In all of these cases, the goal is not to push rapid new growth right away. The goal is to help the plant stabilize and recover its normal functioning, so that growth can resume naturally.
| Situation | What the Plant Usually Needs |
|---|---|
| Normal active growth | Regular fertilizer, with biostimulants as extra support. |
| After shipping or transplanting | Gentle support first. Let the plant recover before pushing growth. |
| Heat, drought, or cold stress | Correct the growing conditions, then use a biostimulant to support recovery. |
| Weak roots or stalled growth | Avoid over-fertilizing. Focus on root health, proper watering, and stress recovery. |
Why So Many Gardeners Use Both Together
Once you see fertilizer and biostimulants as two different tools rather than competing products, using them together makes a lot of sense.
Fertilizer supplies the nutrients. The biostimulant helps the plant be ready to use those nutrients well, especially during or after a stressful period. Together they provide both nutrition and stress support.
Clearing Up a Few Common Myths
Here are a few common misconceptions.
Biostimulants do not replace fertilizer. They are not a substitute for nutrition.
And healthy plants benefit from biostimulants too, not just struggling ones. A plant going through a normal stressful event, like a routine repotting or a hot summer week, can use the support just as much as one that is already showing signs of trouble.
Where Sunshine Boosters Fit In
Some modern products combine mineral nutrients with biostimulant ingredients in a single formulation. Sunshine Boosters are one example of this approach. Rather than choosing between providing nutrients and supporting recovery from stress, they combine both functions in a single product.
That means you are not stuck picking one function over the other. You get essential nutrients along with added support for root growth, stress tolerance, and recovery, in one practical step.
A Closer Look at Sunshine EPI
Sunshine EPI is designed for a more specialized purpose. It contains epibrassinolide, a synthetic form of a naturally occurring plant hormone known as a brassinosteroid. In practical terms, this ingredient helps plants tolerate environmental stress and recover more quickly afterward.
While Sunshine Boosters are built for everyday nutrition and stress support, Sunshine EPI is meant for moments of unusually severe stress, such as transplant shock, frost damage, or prolonged heat.
The Most Important Thing to Remember: Biostimulants Are Not Magic
Biostimulants cannot replace sunlight. They cannot replace water. They cannot make up for poor soil, and they cannot fix growing conditions that are simply wrong for the plant.
If a plant is sitting in deep shade when it needs full sun, no biostimulant will change that. If the soil drains poorly and the roots are sitting in water, no product will undo that damage on its own. Good growing conditions always come first. Biostimulants and fertilizers are there to support a plant that is already being given a reasonable chance to succeed, not to rescue one from fundamentally wrong conditions.
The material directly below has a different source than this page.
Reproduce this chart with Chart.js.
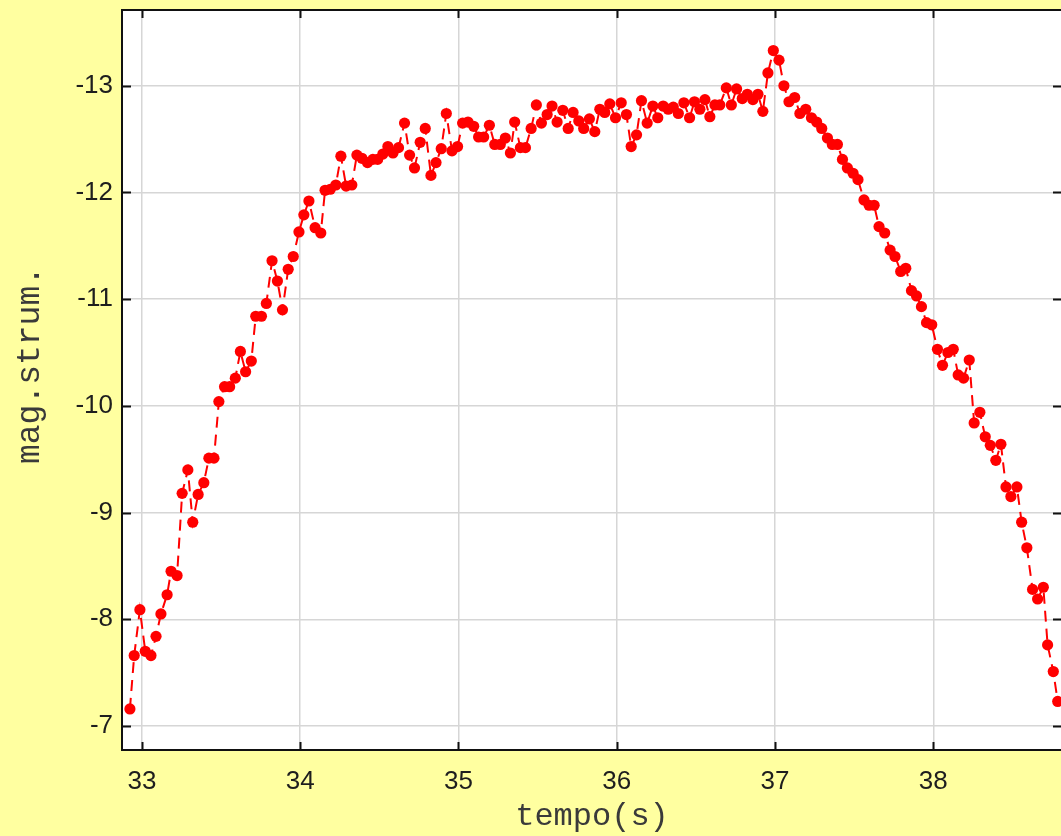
<!DOCTYPE html>
<html>
<head>
<meta charset="utf-8">
<script src="https://cdn.jsdelivr.net/npm/chart.js@4.4.1/dist/chart.umd.min.js"></script>
<style>
  html, body { margin: 0; padding: 0; background: #ffffa0; overflow: hidden; }
</style>
</head>
<body>
<canvas id="lightCurve" width="1064" height="836"></canvas>
<script>
// tempi (s)
const times = [
  32.924, 32.951, 32.987, 33.021, 33.057, 33.089, 33.120, 33.159, 33.184, 33.222,
  33.254, 33.290, 33.321, 33.355, 33.391, 33.423, 33.455, 33.486, 33.522, 33.554,
  33.590, 33.622, 33.655, 33.691, 33.719, 33.755, 33.786, 33.822, 33.856, 33.888,
  33.924, 33.956, 33.992, 34.023, 34.055, 34.094, 34.130, 34.157, 34.190, 34.225,
  34.257, 34.290, 34.326, 34.358, 34.390, 34.425, 34.459, 34.489, 34.522, 34.554,
  34.586, 34.621, 34.659, 34.691, 34.722, 34.758, 34.790, 34.826, 34.858, 34.891,
  34.923, 34.959, 34.994, 35.026, 35.060, 35.096, 35.127, 35.159, 35.195, 35.229,
  35.264, 35.296, 35.328, 35.355, 35.391, 35.423, 35.459, 35.492, 35.524, 35.560,
  35.591, 35.623, 35.659, 35.693, 35.724, 35.760, 35.791, 35.827, 35.861, 35.893,
  35.924, 35.956, 35.992, 36.028, 36.061, 36.091, 36.125, 36.156, 36.192, 36.228,
  36.259, 36.293, 36.325, 36.357, 36.389, 36.424, 36.460, 36.491, 36.525, 36.557,
  36.588, 36.620, 36.651, 36.692, 36.724, 36.757, 36.793, 36.825, 36.860, 36.892,
  36.923, 36.955, 36.989, 37.025, 37.056, 37.088, 37.124, 37.157, 37.194, 37.230,
  37.263, 37.295, 37.331, 37.362, 37.394, 37.426, 37.457, 37.493, 37.524, 37.562,
  37.594, 37.626, 37.657, 37.693, 37.727, 37.758, 37.794, 37.826, 37.862, 37.894,
  37.925, 37.957, 37.990, 38.026, 38.058, 38.092, 38.126, 38.157, 38.191, 38.227,
  38.258, 38.294, 38.328, 38.360, 38.395, 38.427, 38.459, 38.490, 38.528, 38.558,
  38.591, 38.627, 38.659, 38.695, 38.722, 38.758, 38.786
];

// magnitudine strumentale
const mags = [
  -7.16, -7.66, -8.09, -7.70, -7.66, -7.84, -8.05, -8.23, -8.45, -8.41,
  -9.18, -9.40, -8.91, -9.17, -9.28, -9.51, -9.51, -10.04, -10.18, -10.18,
  -10.26, -10.51, -10.32, -10.42, -10.84, -10.84, -10.96, -11.36, -11.17, -10.90,
  -11.28, -11.40, -11.63, -11.79, -11.92, -11.67, -11.62, -12.02, -12.03, -12.07,
  -12.34, -12.06, -12.07, -12.35, -12.32, -12.28, -12.31, -12.31, -12.36, -12.43,
  -12.37, -12.42, -12.65, -12.35, -12.23, -12.47, -12.60, -12.16, -12.28, -12.41,
  -12.74, -12.39, -12.43, -12.65, -12.66, -12.62, -12.52, -12.52, -12.63, -12.45,
  -12.45, -12.51, -12.37, -12.66, -12.42, -12.42, -12.60, -12.82, -12.65, -12.73,
  -12.81, -12.66, -12.77, -12.60, -12.75, -12.67, -12.60, -12.69, -12.57, -12.78,
  -12.75, -12.83, -12.70, -12.84, -12.73, -12.43, -12.54, -12.86, -12.65, -12.81,
  -12.70, -12.81, -12.78, -12.80, -12.74, -12.84, -12.70, -12.85, -12.78, -12.87,
  -12.71, -12.82, -12.82, -12.98, -12.82, -12.97, -12.88, -12.92, -12.87, -12.92,
  -12.76, -13.12, -13.33, -13.24, -13.00, -12.85, -12.89, -12.74, -12.78, -12.70,
  -12.66, -12.60, -12.51, -12.45, -12.45, -12.31, -12.23, -12.18, -12.12, -11.93,
  -11.88, -11.88, -11.68, -11.62, -11.46, -11.40, -11.26, -11.29, -11.08, -11.03,
  -10.93, -10.78, -10.76, -10.53, -10.38, -10.50, -10.53, -10.29, -10.26, -10.43,
  -9.84, -9.94, -9.71, -9.63, -9.49, -9.64, -9.24, -9.15, -9.24, -8.91,
  -8.67, -8.28, -8.19, -8.30, -7.76, -7.51, -7.23
];

// etichette degli assi
const xTicks = [33, 34, 35, 36, 37, 38];
const yTicks = [-13, -12, -11, -10, -9, -8, -7];
const xTitle = "tempo(s)";
const yTitle = "mag.strum.";

const points = times.map((t, i) => ({ x: t, y: mags[i] }));

// sfondo giallo, area bianca, riquadro e tacche interne
const framePlugin = {
  id: "frame",
  beforeDraw(chart) {
    const { ctx, chartArea: a } = chart;
    ctx.save();
    ctx.fillStyle = "#ffffa0";
    ctx.fillRect(0, 0, chart.width, chart.height);
    ctx.fillStyle = "#ffffff";
    ctx.fillRect(a.left, a.top, a.right - a.left, a.bottom - a.top);
    ctx.restore();
  },
  afterDraw(chart) {
    const { ctx, chartArea: a, scales } = chart;
    ctx.save();
    ctx.strokeStyle = "#111";
    ctx.lineWidth = 2;
    ctx.strokeRect(a.left, a.top, a.right - a.left, a.bottom - a.top);
    ctx.beginPath();
    scales.x.ticks.forEach((t, i) => {
      const px = Math.round(scales.x.getPixelForTick(i)) + 0.5;
      ctx.moveTo(px, a.bottom); ctx.lineTo(px, a.bottom - 8);
      ctx.moveTo(px, a.top); ctx.lineTo(px, a.top + 8);
    });
    scales.y.ticks.forEach((t, i) => {
      const py = Math.round(scales.y.getPixelForTick(i)) + 0.5;
      ctx.moveTo(a.left, py); ctx.lineTo(a.left + 9, py);
      ctx.moveTo(a.right, py); ctx.lineTo(a.right - 9, py);
    });
    ctx.stroke();
    // titolo asse y
    ctx.fillStyle = "#3a3a3a";
    ctx.font = "33px 'Liberation Mono'";
    ctx.textAlign = "center";
    ctx.textBaseline = "middle";
    ctx.translate(30, 365);
    ctx.rotate(-Math.PI / 2);
    ctx.fillText(yTitle, 0, 0);
    ctx.restore();
  }
};

const chart = new Chart(document.getElementById("lightCurve"), {
  type: "line",
  data: {
    datasets: [{
      data: points,
      borderColor: "#ff0000",
      backgroundColor: "#ff0000",
      borderWidth: 2,
      borderDash: [11, 7],
      pointRadius: 5.6,
      pointBorderWidth: 0,
      tension: 0
    }]
  },
  options: {
    responsive: false,
    animation: false,
    events: [],
    layout: { autoPadding: false, padding: { top: 10, right: 2, left: 0, bottom: 0 } },
    plugins: { legend: { display: false }, tooltip: { enabled: false } },
    scales: {
      x: {
        type: "linear",
        min: 32.874,
        max: 38.813,
        afterBuildTicks: (s) => { s.ticks = xTicks.map(v => ({ value: v })); },
        afterFit: (s) => { s.height = 86; s.paddingLeft = 0; s.paddingRight = 0; },
        grid: { color: "#d6d6d6", lineWidth: 1.5, drawTicks: false },
        border: { display: false },
        ticks: { padding: 16, color: "#1e1e1e", font: { family: "'Liberation Sans'", size: 26 } },
        title: {
          display: true,
          text: xTitle,
          color: "#3a3a3a",
          padding: { top: 0, bottom: 0 },
          font: { family: "'Liberation Mono'", size: 32 }
        }
      },
      y: {
        type: "linear",
        reverse: true,
        min: -13.71,
        max: -6.775,
        afterBuildTicks: (s) => { s.ticks = yTicks.map(v => ({ value: v })); },
        afterFit: (s) => { s.width = 122; s.paddingTop = 0; s.paddingBottom = 0; },
        grid: { color: "#d6d6d6", lineWidth: 1.5, drawTicks: false },
        border: { display: false },
        ticks: { padding: 9, color: "#1e1e1e", font: { family: "'Liberation Sans'", size: 26 } }
      }
    }
  },
  plugins: [framePlugin]
});
</script>
</body>
</html>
| Problem | Fix the Cause First |
|---|---|
| Too little light | Move the plant to brighter conditions before expecting strong growth. |
| Wet, poorly drained soil | Improve drainage and watering before adding more products. |
| Root damage | Let the plant recover. Do not push it with heavy fertilizer. |
| Wrong temperature | Protect from cold, heat, or sudden changes first. |
Closing Thoughts
If you remember nothing else from this article, remember Smokey's rule: feed the plant, help the plant, and do not confuse the two.
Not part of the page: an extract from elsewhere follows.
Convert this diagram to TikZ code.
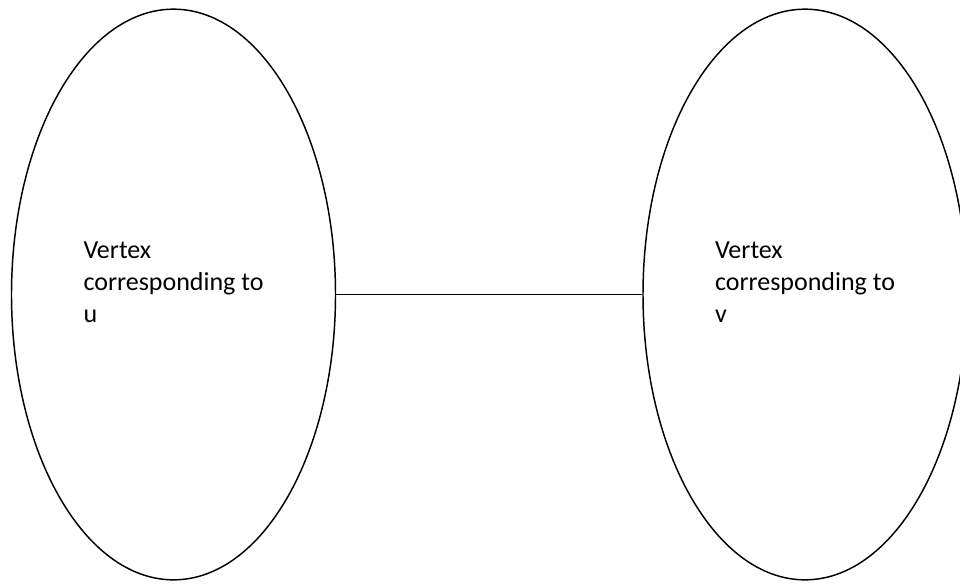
\documentclass[tikz,border=0pt]{standalone}
\usepackage{fontspec}
\setmainfont{Carlito}
\usetikzlibrary{shapes.geometric}
\begin{document}
\begin{tikzpicture}[x=0.75pt,y=-0.75pt,
  vertexset/.style={draw, ellipse, line width=1.1pt, inner sep=0pt,
    minimum width=243pt, minimum height=428pt},
  vertexlabel/.style={align=left, inner sep=0pt,
    font=\fontsize{19.5}{24}\selectfont},
  edgeline/.style={line width=1.1pt}]
  \clip (0,0) rectangle (960,583);
  % the two vertex sets
  \node[vertexset] (u) at (173.5,294.5) {};
  \node[vertexset] (v) at (805,294.5) {};
  % their captions
  \node[vertexlabel] (ulabel) at ([yshift=9pt]u.center) {Vertex\\corresponding to\\u};
  \node[vertexlabel] (vlabel) at ([yshift=9pt]v.center) {Vertex\\corresponding to\\v};
  % the edge joining them
  \draw[edgeline] (u.east) -- (v.west);
\end{tikzpicture}
\end{document}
Fertilizer supplies the mineral nutrients plants require for growth. Biostimulants support the plant's natural processes, helping it recover from stress and use those nutrients more effectively. Together, combined with good growing practices, they give plants the best opportunity to thrive.
Smokey: Correct.
Sunshine: And if the plant still looks sad?
Smokey: Check the light, water, roots, and temperature before you check the garden supply shelf.